If Aerial MOB were to restart commercial flying before its exemption is approved, it would likely spark even more debate as to the legality of the FAA’s ban.
Carmean said the company has consulted several attorneys, one of whom said the FAA has no jurisdiction for upholding a ban.
Carmean cited the March ruling on the case of Raphael Pirker, a videographer whose $10,000 fine for reckless flying was dismissed when an NTSB administrative law judge determined the FAA has no authority over small, unmanned aircraft.
The FAA is appealing the ruling, but Carmean cautioned that the verdict doesn’t mean Aerial MOB can take to the skies.
“At the end of the day, small companies like us can’t risk messing around with the FAA,” he said.
Using drones for aerial filming has many positives, Carmean said.
Traditionally, aerial camera angles can be shot using dollies, jibs, cable cams or full-size helicopters. A drone, he said, can combine all these shot types into one vehicle.
One of the seven companies seeking an exemption, Flying Cam, won a Scientific and Engineering Award from the Academy of Motion Picture Arts and Sciences in February for its Flying-Cam 3.0 SARAH Unmanned Aircraft System.

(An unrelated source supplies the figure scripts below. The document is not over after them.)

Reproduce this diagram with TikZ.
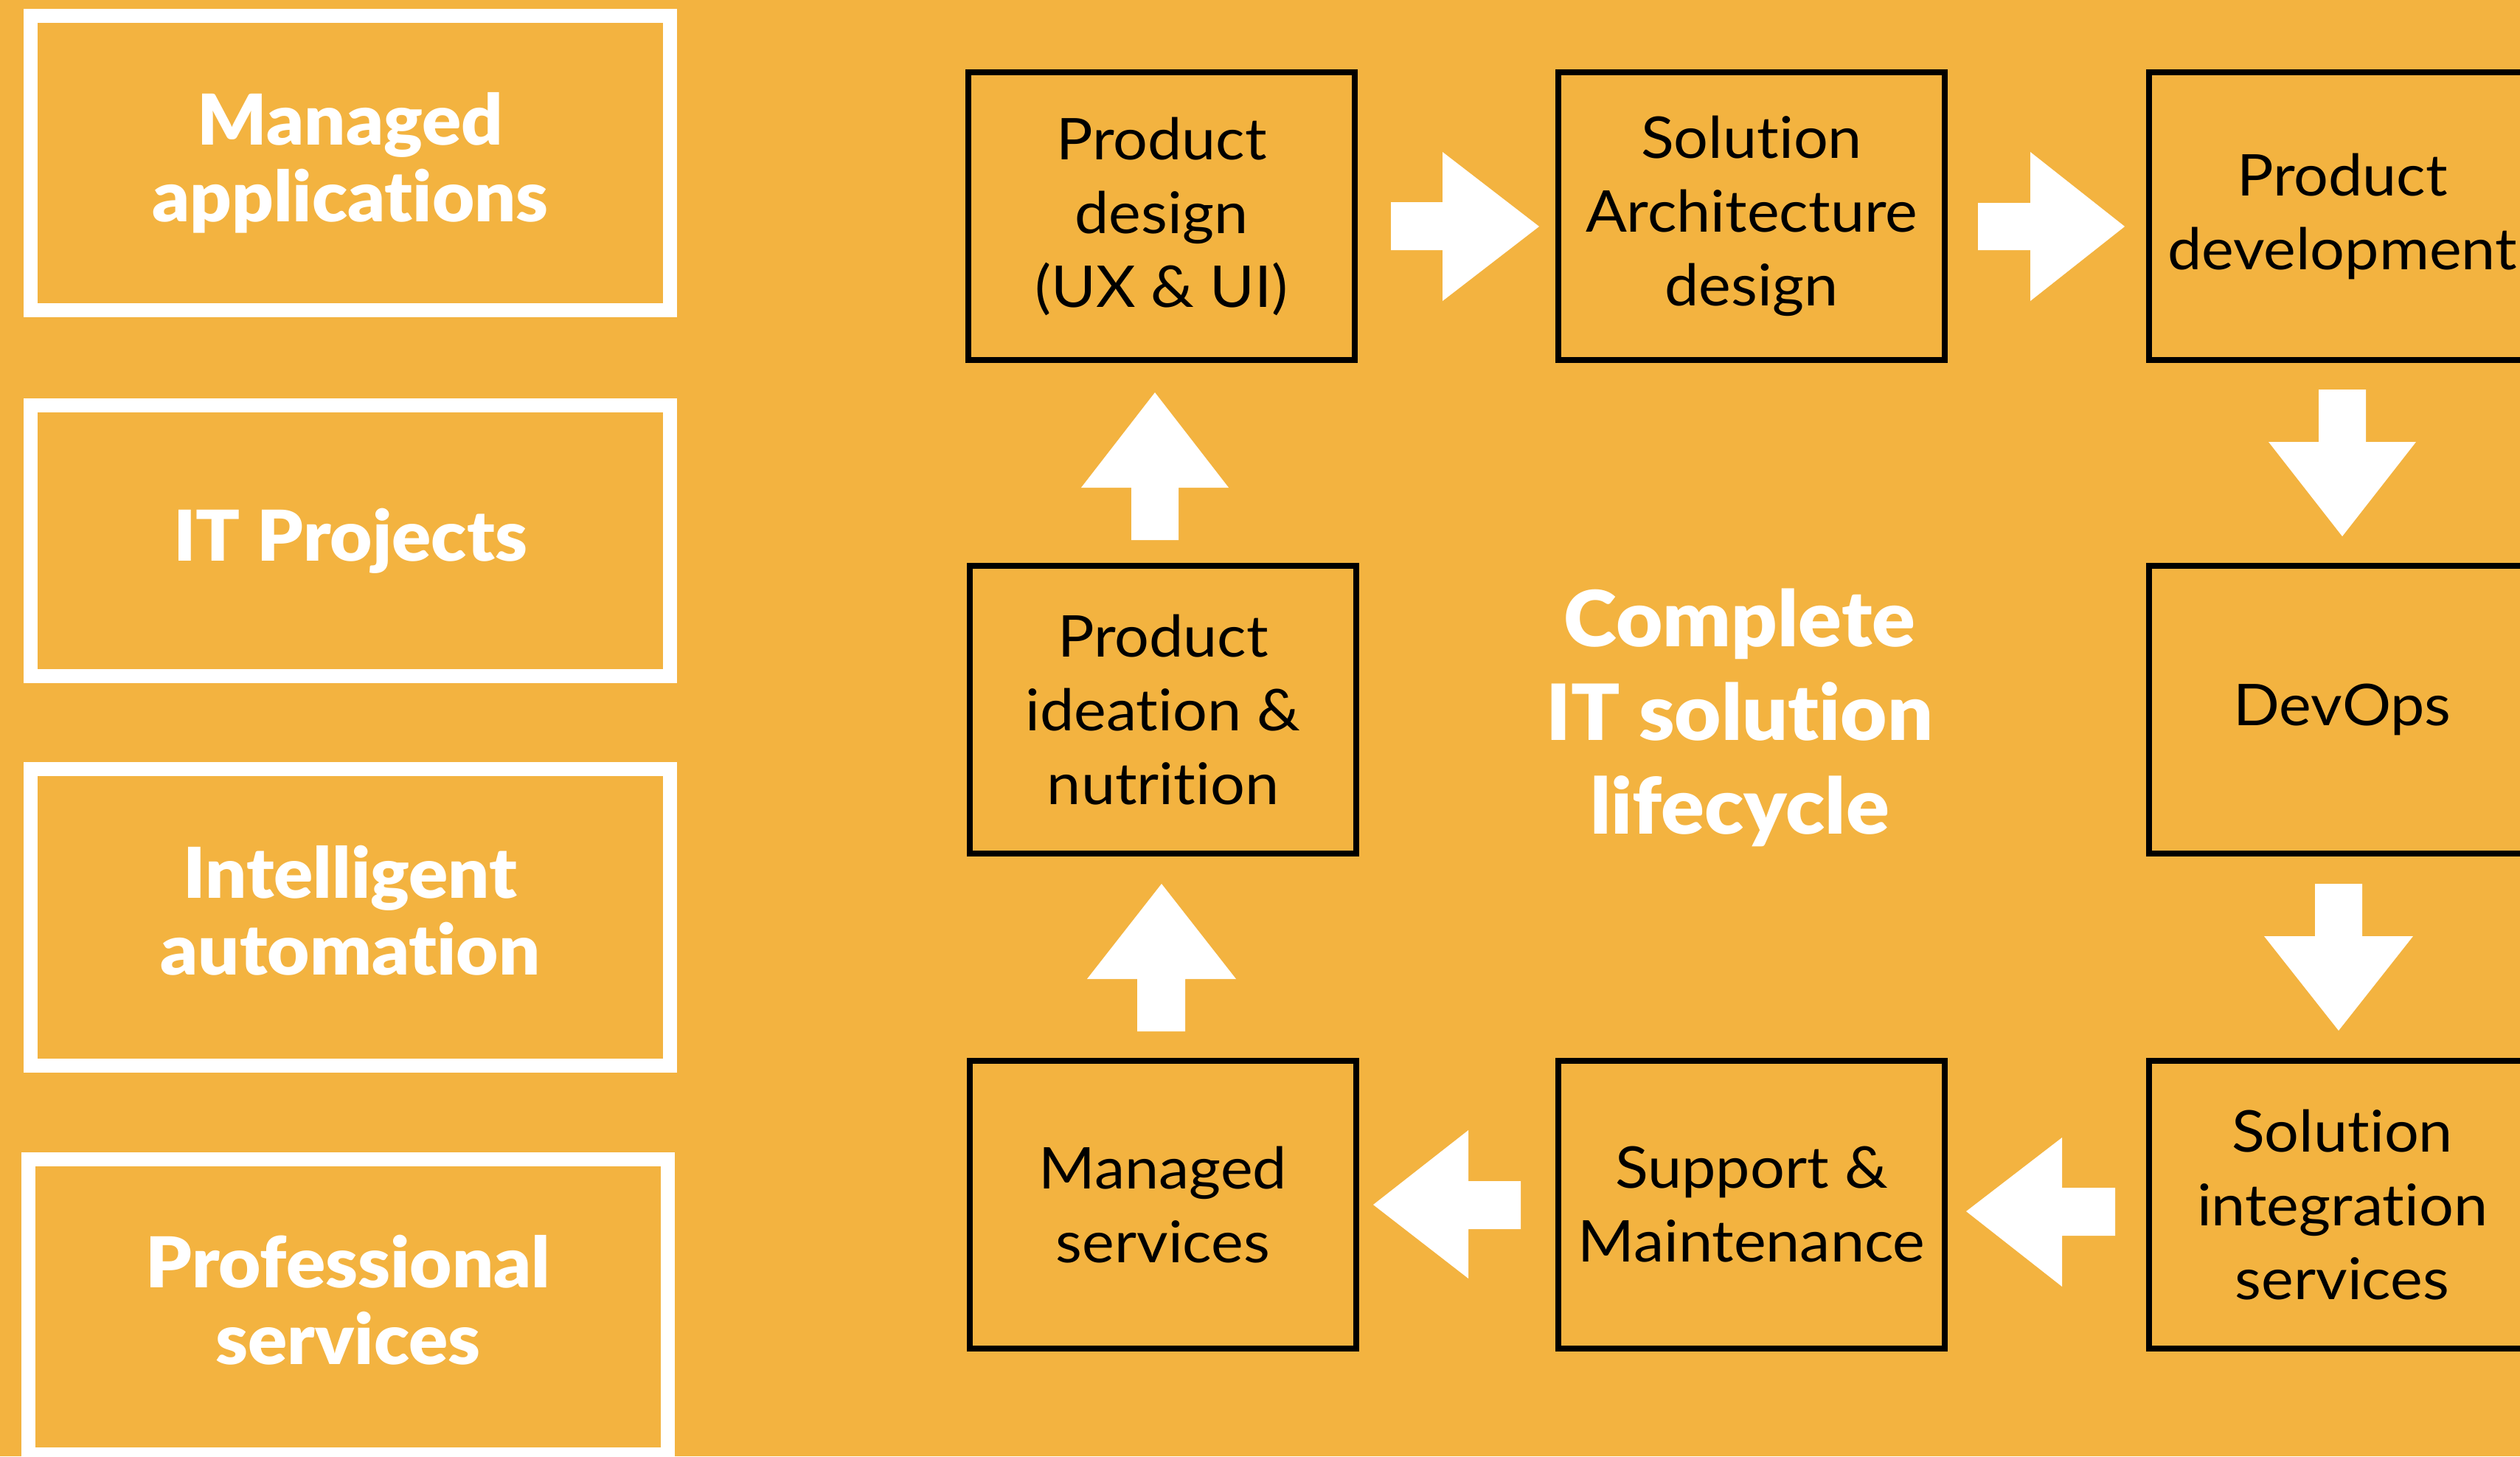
\documentclass[tikz,border=0pt]{standalone}
\usepackage{fontspec}
\setmainfont{Lato}[Ligatures={NoCommon}, FakeStretch=1.06]
\newfontfamily\heavyfont{Lato Black}[Ligatures={NoCommon}, FakeStretch=1.04]
\definecolor{bgorange}{RGB}{243,179,64}
\tikzset{
  sidebox/.style={draw=white, line width=19pt, minimum width=867pt, align=center,
    text=white, font=\heavyfont\fontsize{95}{104}\selectfont, inner sep=0pt},
  stagebox/.style={draw=black, line width=8pt, minimum width=524pt, minimum height=390pt,
    align=center, text=black, font=\fontsize{78}{100}\selectfont, inner sep=0pt},
  blockarrow/.style={fill=white, draw=none},
  titletext/.style={align=center, text=white, font=\heavyfont\fontsize{105}{127}\selectfont, inner sep=0pt}
}
\begin{document}
\begin{tikzpicture}[x=1pt, y=-1pt]
\useasboundingbox (0,0) rectangle (3417,1974);
\clip (0,0) rectangle (3417,1974);
\fill[bgorange] (0,0) rectangle (3417,1974);

% left column
\node[sidebox, minimum height=399pt] (managedapps) at (475,221) {Managed\\applications};
\node[sidebox, minimum height=367pt] (itprojects) at (475,733) {IT Projects};
\node[sidebox, minimum height=402pt, text depth=20pt] (intauto) at (475,1243.5) {Intelligent\\automation};
\node[sidebox, minimum height=400pt, minimum width=867pt, text depth=20pt] (profserv) at (472,1771.5) {Professional\\services};

% lifecycle boxes
\node[stagebox] (design) at (1575,293) {Product\\design\\(UX \& UI)};
\node[stagebox] (arch) at (2375,293) {Solution\\Architecture\\design};
\node[stagebox] (dev) at (3176,293) {Product\\development};
\node[stagebox] (ideation) at (1577,962) {Product\\ideation \&\\nutrition};
\node[stagebox] (devops) at (3176,962) {DevOps};
\node[stagebox] (managed) at (1577,1633) {Managed\\services};
\node[stagebox] (support) at (2375,1633) {Support \&\\Maintenance};
\node[stagebox] (integration) at (3176,1633) {Solution\\integration\\services};

% title
\node[titletext] (title) at (2359,973) {Complete\\IT solution\\lifecycle};

% block arrows
% design -> arch
\fill[blockarrow] (1886,274) -- (1956,274) -- (1956,206) -- (2087,307) -- (1956,408) -- (1956,339) -- (1886,339) -- cycle;
% arch -> dev
\fill[blockarrow] (2682,275) -- (2753,275) -- (2753,206) -- (2881,307) -- (2753,408) -- (2753,339) -- (2682,339) -- cycle;
% dev -> devops
\fill[blockarrow] (3144,528) -- (3208,528) -- (3208,599) -- (3276,599) -- (3176,727) -- (3076,599) -- (3144,599) -- cycle;
% devops -> integration
\fill[blockarrow] (3139,1198) -- (3203,1198) -- (3203,1269) -- (3272,1269) -- (3171,1397) -- (3070,1269) -- (3139,1269) -- cycle;
% integration -> support
\fill[blockarrow] (2868,1610) -- (2796,1610) -- (2796,1542) -- (2666,1642) -- (2796,1744) -- (2796,1675) -- (2868,1675) -- cycle;
% support -> managed
\fill[blockarrow] (2062,1601) -- (1991,1601) -- (1991,1532) -- (1862,1633) -- (1991,1733) -- (1991,1666) -- (2062,1666) -- cycle;
% managed -> ideation
\fill[blockarrow] (1542,1398) -- (1542,1327) -- (1474,1327) -- (1575,1198) -- (1676,1327) -- (1607,1327) -- (1607,1398) -- cycle;
% ideation -> design
\fill[blockarrow] (1534,732) -- (1534,661) -- (1466,661) -- (1566,532) -- (1666,661) -- (1598,661) -- (1598,732) -- cycle;
\end{tikzpicture}
\end{document}
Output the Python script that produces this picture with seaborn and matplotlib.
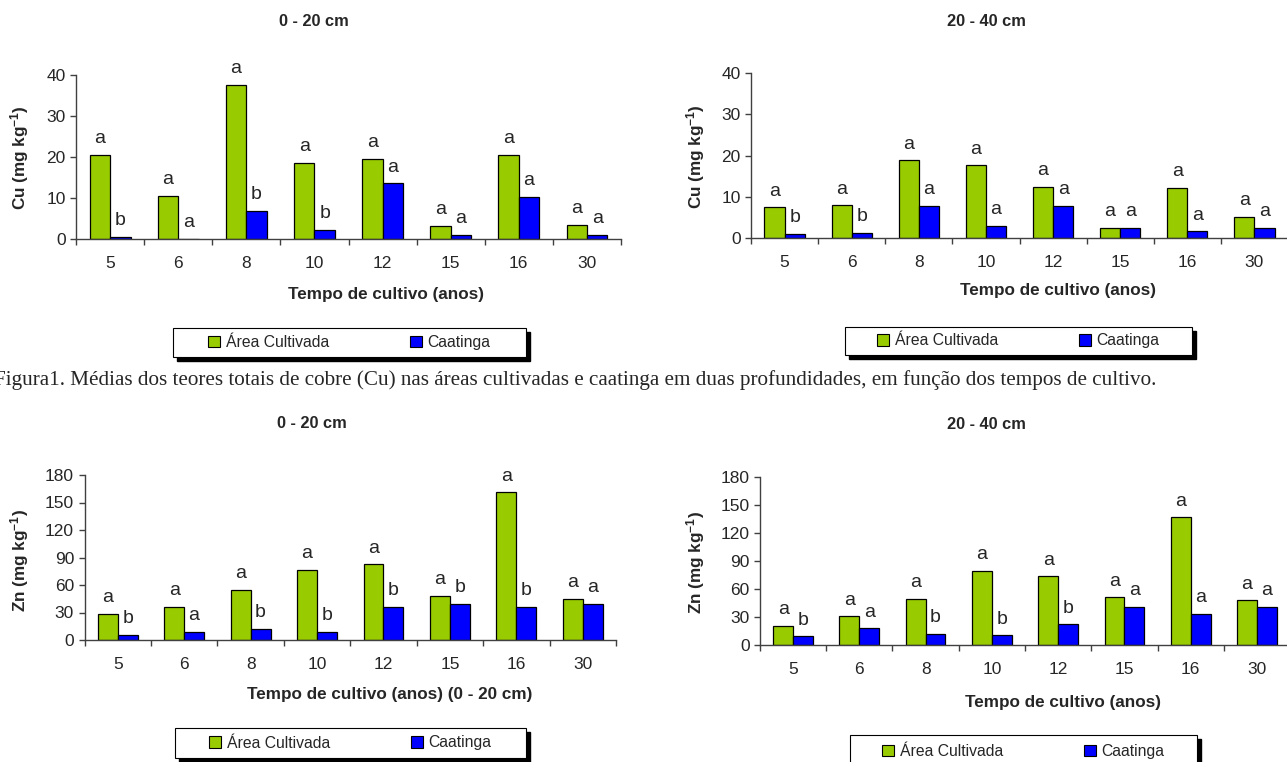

HoverCam, a company not seeking an exemption, was recognized with a Technical Achievement Award for development of its Helicam system—a turbine-engine, radio-controlled miniature helicopter that supports film and digital cinema cameras.
Overall, Carmean said, drones save time and money, all while expanding the efficiency and creative potential of filmmaking.
Safety could be enhanced by removing the human element from potentially dangerous filming situations. And as the MPAA noted in its comments to the FAA, small drones operate without flammable fuel, unlike helicopters.
Decades of fatal accidents have marred movie productions, from a 1930 incident where two camera planes collided in midair and killed 10, including the director, to a 2012 helicopter accident in which two filmmakers who were location scouting for James Cameron lost their lives.
In February, during filming for the movie “Midnight Rider,” camera assistant Sarah Jones was struck and killed by a train when the crew attempted to film on an active railroad trestle outside Savannah, Georgia. Two of the filmmakers were charged with involuntary manslaughter.
Carmean said the potential drawbacks of using drones for filmmaking include crashes, injuries or deaths, if such technology falls into the wrong hands.
“The technology is there, but the FAA has to get their hands around how they’re going to implement it, because it could be a madhouse,” he said.
In addition, he is concerned by predictions that thousands of drones could be flying soon.
“That’s pretty scary when you think about all these [unmanned aircraft systems] flying through the air,” he said. “How do you know the person flying it is competent? How do you know he knows what he’s doing?”
The provisions for the seven exemptions being considered by the FAA are numerous, and include maintaining liability insurance, having pilots maintain a visual line of sight of their aircraft at all times, and creating restricted areas for aircraft operation that prohibit flying less than 50 feet over active railroads, roadways, highways or gatherings of people. The aircraft may not operate above 400 feet or in restricted airspace without prior approval from an air traffic controller.
The exemptions are limited to two years.
Overall, Carmean said, approving commercial use of drones for filmmaking is “a no-brainer.” The industry provides controlled set environments and the ability to follow production rules, including altitude restrictions, he said.
In three to five years, he expects to see full integration of unmanned aircraft systems for commercial purposes. For now, though, the FAA is sticking with a calculated approach as the seven companies wait on their exemption requests, he said.
“It’s precedent-setting,” he said of the exemptions. “It’s never been done.”